Now what makes this such a bizarre pattern is that the only people who tell us we are ‘lucky’ are the ones who have been divorced.  Those who haven’t been divorced will give a, “congratulations to the both of you,” or “awesome, keep at it,” or sometimes its just a smile and a knowing nod; anyone who has been married for any length of time would never ….. Never, use the word LUCKY.

For they know, luck has squat to do with it.  And that blood, sweat and many tears has everything to do with it.

Some of the ‘lucky’ seasons in our marriage have gotten so ‘lucky’ that we’ve been like two boxers in a ring, neither one willing to throw in that towel; yet both of us are so physically exhausted that we can hardly stand up; and so emotionally drained that our vision is blurred and we can hardly see were that opponent is dodging to, to grab them for another shot to the head (metaphorically speaking of course).

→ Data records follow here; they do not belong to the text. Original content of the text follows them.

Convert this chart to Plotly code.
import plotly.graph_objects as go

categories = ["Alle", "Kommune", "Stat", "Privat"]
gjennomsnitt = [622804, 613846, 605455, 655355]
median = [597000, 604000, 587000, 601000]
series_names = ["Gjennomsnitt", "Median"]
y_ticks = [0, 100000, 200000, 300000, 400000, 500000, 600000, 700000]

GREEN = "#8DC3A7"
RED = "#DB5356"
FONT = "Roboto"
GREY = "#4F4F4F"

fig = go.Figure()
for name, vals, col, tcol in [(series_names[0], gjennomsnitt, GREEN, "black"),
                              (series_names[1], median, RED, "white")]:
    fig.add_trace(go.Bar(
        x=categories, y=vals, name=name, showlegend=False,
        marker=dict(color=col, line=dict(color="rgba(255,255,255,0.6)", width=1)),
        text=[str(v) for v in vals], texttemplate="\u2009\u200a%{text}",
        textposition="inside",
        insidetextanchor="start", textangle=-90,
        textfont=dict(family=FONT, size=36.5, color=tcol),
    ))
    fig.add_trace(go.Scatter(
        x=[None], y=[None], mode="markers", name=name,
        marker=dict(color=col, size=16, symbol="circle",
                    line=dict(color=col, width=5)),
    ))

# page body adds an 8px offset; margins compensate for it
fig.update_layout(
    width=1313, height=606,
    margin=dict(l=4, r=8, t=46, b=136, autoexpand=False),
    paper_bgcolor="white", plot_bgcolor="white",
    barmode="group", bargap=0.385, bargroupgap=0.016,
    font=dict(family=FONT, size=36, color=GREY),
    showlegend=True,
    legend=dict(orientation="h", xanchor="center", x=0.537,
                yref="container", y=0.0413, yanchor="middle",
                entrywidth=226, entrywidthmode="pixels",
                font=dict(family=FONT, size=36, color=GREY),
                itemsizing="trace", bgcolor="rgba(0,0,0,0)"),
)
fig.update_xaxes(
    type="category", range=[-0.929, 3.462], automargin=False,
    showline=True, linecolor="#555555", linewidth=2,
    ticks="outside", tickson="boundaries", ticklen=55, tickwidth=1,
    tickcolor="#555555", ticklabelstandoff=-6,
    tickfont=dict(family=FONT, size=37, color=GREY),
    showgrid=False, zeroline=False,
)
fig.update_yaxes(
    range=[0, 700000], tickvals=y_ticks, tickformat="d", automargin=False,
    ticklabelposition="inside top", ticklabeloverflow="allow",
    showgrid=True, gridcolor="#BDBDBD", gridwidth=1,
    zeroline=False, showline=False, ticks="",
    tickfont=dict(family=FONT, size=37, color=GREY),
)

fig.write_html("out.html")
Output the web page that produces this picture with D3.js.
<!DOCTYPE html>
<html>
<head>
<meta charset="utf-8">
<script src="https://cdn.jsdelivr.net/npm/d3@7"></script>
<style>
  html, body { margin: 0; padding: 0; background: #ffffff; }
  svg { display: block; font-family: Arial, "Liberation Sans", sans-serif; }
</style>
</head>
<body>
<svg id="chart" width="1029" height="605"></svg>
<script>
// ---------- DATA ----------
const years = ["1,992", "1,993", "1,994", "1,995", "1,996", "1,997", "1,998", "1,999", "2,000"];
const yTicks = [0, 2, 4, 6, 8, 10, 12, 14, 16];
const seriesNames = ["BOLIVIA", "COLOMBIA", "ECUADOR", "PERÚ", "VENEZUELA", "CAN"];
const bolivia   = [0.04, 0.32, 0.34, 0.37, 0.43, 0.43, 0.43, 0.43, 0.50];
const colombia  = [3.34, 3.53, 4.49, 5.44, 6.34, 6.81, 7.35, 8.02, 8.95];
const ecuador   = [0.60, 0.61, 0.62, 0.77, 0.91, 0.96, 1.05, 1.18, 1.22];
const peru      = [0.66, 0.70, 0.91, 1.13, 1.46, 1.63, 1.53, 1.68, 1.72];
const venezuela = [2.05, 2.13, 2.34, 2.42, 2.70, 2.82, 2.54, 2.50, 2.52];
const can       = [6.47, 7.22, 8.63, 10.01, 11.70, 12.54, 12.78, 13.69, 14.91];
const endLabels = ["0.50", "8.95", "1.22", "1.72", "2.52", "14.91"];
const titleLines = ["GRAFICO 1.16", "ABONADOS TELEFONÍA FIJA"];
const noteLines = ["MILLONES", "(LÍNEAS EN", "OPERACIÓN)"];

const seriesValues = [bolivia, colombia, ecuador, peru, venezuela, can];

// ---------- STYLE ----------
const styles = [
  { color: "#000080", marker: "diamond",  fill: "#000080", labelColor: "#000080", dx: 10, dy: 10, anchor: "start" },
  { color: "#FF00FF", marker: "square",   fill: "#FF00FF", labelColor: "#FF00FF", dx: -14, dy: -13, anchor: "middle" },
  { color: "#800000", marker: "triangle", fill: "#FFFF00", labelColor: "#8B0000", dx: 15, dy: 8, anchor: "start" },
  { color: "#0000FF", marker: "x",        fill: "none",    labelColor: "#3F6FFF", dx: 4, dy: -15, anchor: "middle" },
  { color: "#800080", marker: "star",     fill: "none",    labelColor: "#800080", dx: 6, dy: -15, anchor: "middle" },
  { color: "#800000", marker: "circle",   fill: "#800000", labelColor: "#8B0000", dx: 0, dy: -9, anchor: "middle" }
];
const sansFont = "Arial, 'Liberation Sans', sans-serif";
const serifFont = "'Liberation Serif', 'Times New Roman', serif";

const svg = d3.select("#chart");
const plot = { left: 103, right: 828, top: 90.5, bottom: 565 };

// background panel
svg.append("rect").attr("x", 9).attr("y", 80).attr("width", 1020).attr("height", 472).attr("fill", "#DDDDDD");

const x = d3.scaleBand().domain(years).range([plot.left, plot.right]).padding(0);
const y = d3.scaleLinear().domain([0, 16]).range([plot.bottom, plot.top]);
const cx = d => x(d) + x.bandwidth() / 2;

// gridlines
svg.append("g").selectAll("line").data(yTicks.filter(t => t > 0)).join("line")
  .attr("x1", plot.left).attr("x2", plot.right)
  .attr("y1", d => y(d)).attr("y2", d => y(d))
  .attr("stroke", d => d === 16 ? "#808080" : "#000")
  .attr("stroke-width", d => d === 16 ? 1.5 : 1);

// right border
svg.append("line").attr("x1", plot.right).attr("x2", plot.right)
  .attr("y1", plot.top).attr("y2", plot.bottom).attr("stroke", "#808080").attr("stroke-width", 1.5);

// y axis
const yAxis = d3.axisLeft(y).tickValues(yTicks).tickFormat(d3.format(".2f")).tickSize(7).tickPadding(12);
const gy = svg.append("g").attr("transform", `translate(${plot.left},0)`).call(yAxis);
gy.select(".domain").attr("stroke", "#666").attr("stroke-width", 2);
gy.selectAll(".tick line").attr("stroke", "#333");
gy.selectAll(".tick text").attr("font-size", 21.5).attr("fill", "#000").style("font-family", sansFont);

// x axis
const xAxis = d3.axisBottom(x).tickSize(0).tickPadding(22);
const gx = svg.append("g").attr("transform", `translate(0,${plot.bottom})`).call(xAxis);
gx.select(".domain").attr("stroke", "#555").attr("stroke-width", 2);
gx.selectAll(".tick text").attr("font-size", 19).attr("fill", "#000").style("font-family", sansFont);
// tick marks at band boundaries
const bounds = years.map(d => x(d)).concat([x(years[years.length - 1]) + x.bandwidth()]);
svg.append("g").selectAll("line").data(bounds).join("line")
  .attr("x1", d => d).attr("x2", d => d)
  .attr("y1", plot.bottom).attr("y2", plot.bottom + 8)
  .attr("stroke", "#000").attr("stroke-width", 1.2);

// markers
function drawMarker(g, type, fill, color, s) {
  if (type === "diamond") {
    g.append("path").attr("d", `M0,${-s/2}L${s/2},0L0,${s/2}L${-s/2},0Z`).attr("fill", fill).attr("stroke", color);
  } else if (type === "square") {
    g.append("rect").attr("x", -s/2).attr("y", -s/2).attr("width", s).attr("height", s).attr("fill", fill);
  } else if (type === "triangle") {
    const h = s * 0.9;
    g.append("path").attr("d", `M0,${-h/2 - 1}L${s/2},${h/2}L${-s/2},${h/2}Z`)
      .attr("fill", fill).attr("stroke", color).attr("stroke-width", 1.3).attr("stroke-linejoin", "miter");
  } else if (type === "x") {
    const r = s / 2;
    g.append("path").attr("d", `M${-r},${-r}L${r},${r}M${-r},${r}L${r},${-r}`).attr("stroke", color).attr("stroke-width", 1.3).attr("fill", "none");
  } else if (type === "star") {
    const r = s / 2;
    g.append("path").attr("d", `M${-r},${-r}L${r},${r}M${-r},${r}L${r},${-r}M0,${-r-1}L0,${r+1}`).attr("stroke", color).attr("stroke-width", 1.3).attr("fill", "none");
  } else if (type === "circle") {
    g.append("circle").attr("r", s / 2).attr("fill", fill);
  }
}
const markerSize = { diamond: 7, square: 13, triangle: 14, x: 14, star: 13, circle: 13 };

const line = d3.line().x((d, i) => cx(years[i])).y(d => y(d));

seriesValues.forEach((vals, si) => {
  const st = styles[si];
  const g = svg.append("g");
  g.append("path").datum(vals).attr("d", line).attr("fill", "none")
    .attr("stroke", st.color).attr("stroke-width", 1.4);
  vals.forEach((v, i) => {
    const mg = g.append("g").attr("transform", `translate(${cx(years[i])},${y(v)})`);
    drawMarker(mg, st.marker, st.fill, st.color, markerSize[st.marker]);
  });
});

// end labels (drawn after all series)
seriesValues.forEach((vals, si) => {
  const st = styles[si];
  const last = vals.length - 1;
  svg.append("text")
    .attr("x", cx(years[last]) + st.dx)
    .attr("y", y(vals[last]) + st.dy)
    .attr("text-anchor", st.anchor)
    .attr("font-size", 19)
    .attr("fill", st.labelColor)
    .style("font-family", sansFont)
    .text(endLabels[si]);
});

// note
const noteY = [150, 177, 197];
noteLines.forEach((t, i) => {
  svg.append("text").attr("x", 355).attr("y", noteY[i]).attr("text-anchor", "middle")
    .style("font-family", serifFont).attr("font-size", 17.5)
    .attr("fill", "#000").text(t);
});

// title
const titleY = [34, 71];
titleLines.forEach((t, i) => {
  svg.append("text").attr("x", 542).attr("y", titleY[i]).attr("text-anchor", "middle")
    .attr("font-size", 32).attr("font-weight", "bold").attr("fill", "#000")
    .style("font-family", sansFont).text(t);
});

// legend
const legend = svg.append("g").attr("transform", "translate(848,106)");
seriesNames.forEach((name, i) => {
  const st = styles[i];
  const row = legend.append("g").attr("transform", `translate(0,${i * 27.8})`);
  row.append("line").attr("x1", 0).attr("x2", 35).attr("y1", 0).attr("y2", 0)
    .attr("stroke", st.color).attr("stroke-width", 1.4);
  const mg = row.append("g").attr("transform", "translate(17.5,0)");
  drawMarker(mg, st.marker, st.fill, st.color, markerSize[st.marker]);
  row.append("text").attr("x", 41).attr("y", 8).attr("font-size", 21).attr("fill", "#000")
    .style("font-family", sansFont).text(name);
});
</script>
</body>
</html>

No, luck is the furthest thing away from what keeps you in the ring of marriage.  Its sheer diligence and an unwillingness to go back on our word of promise, and the biggest dose of faith in God you can imagine, to stay where we are at and continue in the marathon race called marriage.  Interestingly, when you train for a marathon race it requires all the same elements, commitment, diligence and a willingness to stay the course.  Can you imagine, saying to the winner of an Iron Man Triathlon … “wow, your lucky to have won!” … talk about diminishing all of their efforts they put forth to actually win.

Seen from the prospective of someone who is married and striving to hang on; to tell them they are lucky is just like negating all the work they are doing.

Its about choosing to stay married and giving it your all.  Giving until you are empty and it aches … and then giving more.